DATA SHOWN -
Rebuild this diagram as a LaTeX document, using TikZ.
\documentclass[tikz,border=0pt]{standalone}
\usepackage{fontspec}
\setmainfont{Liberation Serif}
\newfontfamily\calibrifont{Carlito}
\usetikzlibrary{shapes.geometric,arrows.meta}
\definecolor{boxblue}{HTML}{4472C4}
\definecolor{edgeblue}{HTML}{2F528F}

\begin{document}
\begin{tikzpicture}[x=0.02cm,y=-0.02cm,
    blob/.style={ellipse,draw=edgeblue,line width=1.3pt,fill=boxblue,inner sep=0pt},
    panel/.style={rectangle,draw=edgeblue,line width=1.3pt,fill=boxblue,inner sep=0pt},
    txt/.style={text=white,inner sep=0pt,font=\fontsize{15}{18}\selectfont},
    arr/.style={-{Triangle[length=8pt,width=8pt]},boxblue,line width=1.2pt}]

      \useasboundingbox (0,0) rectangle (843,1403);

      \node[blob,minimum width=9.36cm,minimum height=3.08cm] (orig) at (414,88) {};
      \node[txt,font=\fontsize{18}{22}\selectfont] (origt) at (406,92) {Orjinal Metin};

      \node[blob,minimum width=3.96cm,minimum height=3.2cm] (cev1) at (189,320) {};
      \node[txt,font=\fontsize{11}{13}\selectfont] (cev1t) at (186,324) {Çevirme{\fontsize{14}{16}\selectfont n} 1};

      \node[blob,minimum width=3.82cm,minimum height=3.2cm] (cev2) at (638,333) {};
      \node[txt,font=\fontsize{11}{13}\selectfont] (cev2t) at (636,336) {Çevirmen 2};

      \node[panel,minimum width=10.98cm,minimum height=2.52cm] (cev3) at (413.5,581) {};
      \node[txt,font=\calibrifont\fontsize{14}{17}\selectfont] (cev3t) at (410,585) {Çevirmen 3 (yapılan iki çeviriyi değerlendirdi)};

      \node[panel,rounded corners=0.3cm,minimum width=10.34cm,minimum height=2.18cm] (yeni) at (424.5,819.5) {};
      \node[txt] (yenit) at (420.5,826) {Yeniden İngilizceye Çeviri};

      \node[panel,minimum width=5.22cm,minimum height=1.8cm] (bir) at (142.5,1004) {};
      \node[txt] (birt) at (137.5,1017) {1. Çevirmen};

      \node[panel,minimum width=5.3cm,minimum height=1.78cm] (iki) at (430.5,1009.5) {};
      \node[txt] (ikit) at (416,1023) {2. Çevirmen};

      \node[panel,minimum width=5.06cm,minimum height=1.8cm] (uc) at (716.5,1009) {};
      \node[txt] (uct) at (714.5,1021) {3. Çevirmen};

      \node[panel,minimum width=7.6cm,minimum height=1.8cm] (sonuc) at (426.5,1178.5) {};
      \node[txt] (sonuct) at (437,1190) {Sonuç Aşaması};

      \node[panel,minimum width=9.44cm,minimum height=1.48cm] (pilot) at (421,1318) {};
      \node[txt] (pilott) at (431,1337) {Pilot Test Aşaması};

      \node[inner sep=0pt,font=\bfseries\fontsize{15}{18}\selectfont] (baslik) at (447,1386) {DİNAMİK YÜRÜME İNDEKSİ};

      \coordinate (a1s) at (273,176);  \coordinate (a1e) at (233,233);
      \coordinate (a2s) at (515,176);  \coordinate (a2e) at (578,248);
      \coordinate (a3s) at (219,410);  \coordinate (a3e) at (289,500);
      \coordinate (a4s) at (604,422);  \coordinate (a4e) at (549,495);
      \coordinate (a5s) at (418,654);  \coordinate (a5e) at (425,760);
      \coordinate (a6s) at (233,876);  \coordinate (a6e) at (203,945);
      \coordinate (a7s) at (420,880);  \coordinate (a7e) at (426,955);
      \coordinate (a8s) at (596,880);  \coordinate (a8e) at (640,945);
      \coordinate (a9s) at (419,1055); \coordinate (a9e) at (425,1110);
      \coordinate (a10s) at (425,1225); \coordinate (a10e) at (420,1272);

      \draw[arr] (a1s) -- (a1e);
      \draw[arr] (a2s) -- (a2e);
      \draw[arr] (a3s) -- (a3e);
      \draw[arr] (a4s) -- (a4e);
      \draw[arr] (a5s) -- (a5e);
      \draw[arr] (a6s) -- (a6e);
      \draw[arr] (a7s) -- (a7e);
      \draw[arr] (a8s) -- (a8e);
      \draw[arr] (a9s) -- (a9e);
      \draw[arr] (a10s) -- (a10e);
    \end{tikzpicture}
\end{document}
==
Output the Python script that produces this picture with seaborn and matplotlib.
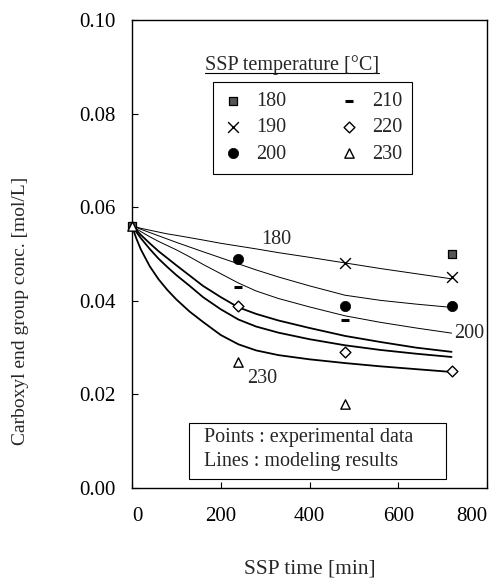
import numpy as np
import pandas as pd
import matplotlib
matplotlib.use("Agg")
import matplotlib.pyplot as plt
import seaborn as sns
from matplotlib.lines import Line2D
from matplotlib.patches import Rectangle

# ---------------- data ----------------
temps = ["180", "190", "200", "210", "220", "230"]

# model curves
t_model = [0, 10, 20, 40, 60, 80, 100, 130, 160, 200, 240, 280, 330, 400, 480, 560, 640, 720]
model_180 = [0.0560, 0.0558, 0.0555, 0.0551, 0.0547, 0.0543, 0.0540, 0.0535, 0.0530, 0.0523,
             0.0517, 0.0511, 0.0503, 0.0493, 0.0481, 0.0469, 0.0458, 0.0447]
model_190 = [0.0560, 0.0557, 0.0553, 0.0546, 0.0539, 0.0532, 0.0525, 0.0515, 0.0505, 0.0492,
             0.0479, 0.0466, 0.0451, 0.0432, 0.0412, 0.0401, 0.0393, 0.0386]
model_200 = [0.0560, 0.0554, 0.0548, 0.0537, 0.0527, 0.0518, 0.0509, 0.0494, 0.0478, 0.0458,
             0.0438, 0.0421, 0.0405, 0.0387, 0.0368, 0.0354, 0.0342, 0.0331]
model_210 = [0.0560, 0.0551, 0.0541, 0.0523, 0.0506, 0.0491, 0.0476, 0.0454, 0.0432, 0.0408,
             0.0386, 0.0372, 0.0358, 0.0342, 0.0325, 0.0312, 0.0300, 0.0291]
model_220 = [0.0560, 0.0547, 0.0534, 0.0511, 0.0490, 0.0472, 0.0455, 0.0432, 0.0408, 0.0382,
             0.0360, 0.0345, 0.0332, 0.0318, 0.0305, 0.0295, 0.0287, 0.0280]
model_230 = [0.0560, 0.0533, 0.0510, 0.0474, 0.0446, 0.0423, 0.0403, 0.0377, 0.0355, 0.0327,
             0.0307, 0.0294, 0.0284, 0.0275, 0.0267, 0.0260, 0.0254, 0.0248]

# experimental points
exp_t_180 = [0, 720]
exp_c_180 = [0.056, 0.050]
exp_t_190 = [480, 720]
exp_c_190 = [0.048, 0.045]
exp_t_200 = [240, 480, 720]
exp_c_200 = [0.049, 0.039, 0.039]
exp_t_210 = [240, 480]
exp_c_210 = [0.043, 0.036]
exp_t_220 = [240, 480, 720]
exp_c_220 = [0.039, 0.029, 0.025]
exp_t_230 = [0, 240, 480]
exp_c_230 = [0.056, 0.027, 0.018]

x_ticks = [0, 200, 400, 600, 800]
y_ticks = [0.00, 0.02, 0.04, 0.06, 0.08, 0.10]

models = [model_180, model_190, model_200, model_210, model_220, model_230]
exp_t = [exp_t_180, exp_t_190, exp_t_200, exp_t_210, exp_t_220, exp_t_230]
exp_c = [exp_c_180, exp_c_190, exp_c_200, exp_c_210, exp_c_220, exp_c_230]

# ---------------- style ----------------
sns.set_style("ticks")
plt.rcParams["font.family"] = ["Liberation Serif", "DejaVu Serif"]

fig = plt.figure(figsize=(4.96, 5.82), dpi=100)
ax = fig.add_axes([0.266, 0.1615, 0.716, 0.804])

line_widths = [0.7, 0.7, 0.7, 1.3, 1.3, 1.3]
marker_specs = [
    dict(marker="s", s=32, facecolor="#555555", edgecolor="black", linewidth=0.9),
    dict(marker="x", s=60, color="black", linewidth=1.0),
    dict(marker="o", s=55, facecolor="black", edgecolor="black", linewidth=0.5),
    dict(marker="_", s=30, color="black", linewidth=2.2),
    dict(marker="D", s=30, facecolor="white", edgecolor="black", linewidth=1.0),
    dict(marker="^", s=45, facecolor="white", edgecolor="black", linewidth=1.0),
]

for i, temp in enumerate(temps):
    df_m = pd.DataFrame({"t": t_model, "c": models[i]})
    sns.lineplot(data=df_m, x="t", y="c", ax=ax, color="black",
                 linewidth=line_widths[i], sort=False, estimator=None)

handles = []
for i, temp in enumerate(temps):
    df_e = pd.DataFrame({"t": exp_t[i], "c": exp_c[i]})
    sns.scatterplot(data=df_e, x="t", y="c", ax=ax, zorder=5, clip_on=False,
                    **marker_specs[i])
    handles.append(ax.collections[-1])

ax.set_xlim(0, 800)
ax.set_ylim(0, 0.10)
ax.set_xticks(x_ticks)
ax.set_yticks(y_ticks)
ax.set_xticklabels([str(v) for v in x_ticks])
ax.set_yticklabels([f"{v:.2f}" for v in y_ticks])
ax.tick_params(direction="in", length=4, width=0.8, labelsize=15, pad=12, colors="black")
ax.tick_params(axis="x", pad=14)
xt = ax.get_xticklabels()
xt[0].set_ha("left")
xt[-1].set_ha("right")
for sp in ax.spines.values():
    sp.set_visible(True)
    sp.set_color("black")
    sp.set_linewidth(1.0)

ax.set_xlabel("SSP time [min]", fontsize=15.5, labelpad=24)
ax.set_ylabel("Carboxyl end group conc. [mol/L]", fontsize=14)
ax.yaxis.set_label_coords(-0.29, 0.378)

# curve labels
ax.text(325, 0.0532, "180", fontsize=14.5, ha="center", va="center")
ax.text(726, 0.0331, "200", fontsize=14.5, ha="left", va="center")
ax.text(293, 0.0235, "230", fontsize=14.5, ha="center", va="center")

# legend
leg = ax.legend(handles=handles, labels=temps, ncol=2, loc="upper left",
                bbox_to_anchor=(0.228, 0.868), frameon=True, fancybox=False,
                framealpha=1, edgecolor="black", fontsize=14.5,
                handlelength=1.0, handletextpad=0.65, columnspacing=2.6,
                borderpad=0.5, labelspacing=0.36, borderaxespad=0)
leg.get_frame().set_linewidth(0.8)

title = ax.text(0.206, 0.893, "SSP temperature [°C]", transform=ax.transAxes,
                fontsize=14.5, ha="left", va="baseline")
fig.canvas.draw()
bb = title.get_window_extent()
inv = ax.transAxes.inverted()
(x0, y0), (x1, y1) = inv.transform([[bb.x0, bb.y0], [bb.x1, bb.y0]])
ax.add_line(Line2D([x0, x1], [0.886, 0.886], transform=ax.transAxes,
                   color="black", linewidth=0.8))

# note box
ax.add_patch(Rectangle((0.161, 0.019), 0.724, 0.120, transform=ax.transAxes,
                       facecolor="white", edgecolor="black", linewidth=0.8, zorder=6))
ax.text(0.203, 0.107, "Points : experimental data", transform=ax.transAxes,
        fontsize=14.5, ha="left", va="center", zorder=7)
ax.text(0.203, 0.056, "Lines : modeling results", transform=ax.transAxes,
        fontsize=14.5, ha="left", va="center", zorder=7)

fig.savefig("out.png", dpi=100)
---
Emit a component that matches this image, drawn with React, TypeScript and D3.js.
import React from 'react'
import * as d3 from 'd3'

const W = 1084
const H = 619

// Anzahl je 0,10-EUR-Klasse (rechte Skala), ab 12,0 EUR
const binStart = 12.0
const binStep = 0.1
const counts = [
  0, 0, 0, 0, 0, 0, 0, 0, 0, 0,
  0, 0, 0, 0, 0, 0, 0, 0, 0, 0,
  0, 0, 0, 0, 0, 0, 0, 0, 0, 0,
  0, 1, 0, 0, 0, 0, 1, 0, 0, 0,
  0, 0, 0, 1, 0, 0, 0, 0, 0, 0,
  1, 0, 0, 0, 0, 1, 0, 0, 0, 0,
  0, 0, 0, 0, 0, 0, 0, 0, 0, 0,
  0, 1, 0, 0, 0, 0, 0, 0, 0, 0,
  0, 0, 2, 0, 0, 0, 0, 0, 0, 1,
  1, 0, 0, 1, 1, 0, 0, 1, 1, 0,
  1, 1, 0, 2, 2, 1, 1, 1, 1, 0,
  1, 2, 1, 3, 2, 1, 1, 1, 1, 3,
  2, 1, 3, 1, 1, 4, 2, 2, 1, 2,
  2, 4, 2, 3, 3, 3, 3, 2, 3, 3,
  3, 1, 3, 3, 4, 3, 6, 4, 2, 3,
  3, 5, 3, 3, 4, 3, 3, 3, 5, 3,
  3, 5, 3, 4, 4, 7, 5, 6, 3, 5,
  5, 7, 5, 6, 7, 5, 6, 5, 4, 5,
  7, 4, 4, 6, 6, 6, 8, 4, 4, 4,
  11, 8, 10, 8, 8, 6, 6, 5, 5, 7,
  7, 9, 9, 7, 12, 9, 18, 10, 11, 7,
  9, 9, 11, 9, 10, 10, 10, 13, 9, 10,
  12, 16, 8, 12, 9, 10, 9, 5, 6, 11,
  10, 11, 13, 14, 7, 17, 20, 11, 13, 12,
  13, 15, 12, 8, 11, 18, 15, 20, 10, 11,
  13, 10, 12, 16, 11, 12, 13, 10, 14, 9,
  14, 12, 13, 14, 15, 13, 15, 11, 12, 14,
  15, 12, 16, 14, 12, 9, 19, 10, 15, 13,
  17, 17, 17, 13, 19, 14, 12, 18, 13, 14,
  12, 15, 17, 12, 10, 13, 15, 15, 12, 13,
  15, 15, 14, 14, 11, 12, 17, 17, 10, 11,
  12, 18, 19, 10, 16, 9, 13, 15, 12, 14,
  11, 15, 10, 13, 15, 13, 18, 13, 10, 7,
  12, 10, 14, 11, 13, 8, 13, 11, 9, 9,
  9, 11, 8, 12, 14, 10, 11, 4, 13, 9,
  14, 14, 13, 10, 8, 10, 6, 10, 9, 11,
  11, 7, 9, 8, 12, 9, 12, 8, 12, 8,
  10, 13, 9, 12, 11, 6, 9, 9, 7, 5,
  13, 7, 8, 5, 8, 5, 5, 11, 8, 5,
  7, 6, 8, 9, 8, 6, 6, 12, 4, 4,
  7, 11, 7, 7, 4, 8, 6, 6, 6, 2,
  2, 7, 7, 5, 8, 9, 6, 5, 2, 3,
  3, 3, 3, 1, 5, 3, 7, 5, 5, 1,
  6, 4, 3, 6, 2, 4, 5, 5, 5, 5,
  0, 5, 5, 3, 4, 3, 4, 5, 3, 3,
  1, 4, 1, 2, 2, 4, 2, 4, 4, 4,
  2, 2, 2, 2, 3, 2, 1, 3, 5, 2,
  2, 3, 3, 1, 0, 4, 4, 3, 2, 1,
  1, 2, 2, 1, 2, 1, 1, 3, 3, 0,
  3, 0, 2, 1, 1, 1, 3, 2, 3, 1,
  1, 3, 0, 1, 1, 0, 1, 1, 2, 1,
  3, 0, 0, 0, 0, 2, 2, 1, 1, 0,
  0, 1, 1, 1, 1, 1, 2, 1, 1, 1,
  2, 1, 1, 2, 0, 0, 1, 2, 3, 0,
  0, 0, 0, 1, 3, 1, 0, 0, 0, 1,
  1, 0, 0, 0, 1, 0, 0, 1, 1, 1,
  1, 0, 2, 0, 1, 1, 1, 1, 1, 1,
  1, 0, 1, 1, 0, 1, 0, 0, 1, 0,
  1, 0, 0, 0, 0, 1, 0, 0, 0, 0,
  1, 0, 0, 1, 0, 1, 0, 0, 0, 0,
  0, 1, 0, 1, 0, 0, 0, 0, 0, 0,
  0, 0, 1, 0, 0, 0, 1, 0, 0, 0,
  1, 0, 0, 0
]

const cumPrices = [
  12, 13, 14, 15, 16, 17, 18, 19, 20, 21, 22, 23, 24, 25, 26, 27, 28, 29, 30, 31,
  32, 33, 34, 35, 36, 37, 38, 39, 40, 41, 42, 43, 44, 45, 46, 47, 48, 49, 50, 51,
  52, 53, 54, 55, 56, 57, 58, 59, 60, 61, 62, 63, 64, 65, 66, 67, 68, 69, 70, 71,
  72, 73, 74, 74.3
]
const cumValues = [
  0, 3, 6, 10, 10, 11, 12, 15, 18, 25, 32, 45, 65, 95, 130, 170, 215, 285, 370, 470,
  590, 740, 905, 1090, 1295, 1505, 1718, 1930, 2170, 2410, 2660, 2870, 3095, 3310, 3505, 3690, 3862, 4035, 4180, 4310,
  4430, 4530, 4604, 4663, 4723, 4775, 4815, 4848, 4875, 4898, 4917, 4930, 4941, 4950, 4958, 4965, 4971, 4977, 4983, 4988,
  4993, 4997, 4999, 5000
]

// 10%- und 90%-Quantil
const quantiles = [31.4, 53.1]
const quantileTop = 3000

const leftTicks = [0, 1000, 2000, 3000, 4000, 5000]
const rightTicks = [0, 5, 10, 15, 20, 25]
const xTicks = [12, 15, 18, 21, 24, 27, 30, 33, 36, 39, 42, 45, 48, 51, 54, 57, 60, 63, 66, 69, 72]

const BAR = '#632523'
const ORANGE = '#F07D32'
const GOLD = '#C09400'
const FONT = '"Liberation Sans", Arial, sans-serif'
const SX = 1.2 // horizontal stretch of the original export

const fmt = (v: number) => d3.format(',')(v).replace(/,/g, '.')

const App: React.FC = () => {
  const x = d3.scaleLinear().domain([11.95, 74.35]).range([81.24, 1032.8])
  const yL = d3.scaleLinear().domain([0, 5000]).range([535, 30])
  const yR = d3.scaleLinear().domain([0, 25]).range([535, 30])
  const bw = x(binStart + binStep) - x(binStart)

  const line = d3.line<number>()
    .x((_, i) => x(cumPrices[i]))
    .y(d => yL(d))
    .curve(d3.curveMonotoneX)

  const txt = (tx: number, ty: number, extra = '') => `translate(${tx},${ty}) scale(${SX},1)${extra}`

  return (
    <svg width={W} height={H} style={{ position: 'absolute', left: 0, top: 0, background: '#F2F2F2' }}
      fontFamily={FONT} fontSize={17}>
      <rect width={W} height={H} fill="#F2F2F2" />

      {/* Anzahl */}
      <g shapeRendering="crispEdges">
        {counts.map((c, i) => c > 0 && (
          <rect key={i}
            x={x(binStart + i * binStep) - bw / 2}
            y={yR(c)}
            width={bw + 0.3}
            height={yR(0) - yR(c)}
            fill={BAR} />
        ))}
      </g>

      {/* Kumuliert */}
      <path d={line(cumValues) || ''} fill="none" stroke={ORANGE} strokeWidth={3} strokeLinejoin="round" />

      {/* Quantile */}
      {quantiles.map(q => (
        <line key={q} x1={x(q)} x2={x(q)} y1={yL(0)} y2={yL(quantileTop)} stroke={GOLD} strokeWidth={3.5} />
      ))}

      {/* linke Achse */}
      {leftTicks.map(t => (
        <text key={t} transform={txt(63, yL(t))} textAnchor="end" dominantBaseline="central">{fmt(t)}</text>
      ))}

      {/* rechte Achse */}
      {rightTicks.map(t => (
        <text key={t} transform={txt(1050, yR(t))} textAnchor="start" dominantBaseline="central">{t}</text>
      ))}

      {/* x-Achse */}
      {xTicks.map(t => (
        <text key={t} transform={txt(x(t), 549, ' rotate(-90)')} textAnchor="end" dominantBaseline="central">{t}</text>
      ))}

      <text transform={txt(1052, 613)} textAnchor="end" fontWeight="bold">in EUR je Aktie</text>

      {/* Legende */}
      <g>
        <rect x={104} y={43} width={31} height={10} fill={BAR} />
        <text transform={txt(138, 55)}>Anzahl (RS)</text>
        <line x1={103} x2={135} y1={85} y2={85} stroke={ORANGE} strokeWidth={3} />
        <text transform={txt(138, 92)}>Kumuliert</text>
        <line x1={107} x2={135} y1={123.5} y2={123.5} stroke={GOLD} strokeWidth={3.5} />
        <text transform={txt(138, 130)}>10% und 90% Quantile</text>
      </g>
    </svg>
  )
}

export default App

YOUR OBJECTIVE - Your task is to reproduce only the lines from the one with "Output the Python" through the one with "0.0307, 0.0294, 0.0284, 0.0275, 0.0267, 0.0260, 0.0254, 0.0248]", keeping both ends. Skip every picture.

RESULT FOR THIS TASK -
Output the Python script that produces this picture with seaborn and matplotlib.
import numpy as np
import pandas as pd
import matplotlib
matplotlib.use("Agg")
import matplotlib.pyplot as plt
import seaborn as sns
from matplotlib.lines import Line2D
from matplotlib.patches import Rectangle

# ---------------- data ----------------
temps = ["180", "190", "200", "210", "220", "230"]

# model curves
t_model = [0, 10, 20, 40, 60, 80, 100, 130, 160, 200, 240, 280, 330, 400, 480, 560, 640, 720]
model_180 = [0.0560, 0.0558, 0.0555, 0.0551, 0.0547, 0.0543, 0.0540, 0.0535, 0.0530, 0.0523,
             0.0517, 0.0511, 0.0503, 0.0493, 0.0481, 0.0469, 0.0458, 0.0447]
model_190 = [0.0560, 0.0557, 0.0553, 0.0546, 0.0539, 0.0532, 0.0525, 0.0515, 0.0505, 0.0492,
             0.0479, 0.0466, 0.0451, 0.0432, 0.0412, 0.0401, 0.0393, 0.0386]
model_200 = [0.0560, 0.0554, 0.0548, 0.0537, 0.0527, 0.0518, 0.0509, 0.0494, 0.0478, 0.0458,
             0.0438, 0.0421, 0.0405, 0.0387, 0.0368, 0.0354, 0.0342, 0.0331]
model_210 = [0.0560, 0.0551, 0.0541, 0.0523, 0.0506, 0.0491, 0.0476, 0.0454, 0.0432, 0.0408,
             0.0386, 0.0372, 0.0358, 0.0342, 0.0325, 0.0312, 0.0300, 0.0291]
model_220 = [0.0560, 0.0547, 0.0534, 0.0511, 0.0490, 0.0472, 0.0455, 0.0432, 0.0408, 0.0382,
             0.0360, 0.0345, 0.0332, 0.0318, 0.0305, 0.0295, 0.0287, 0.0280]
model_230 = [0.0560, 0.0533, 0.0510, 0.0474, 0.0446, 0.0423, 0.0403, 0.0377, 0.0355, 0.0327,
             0.0307, 0.0294, 0.0284, 0.0275, 0.0267, 0.0260, 0.0254, 0.0248]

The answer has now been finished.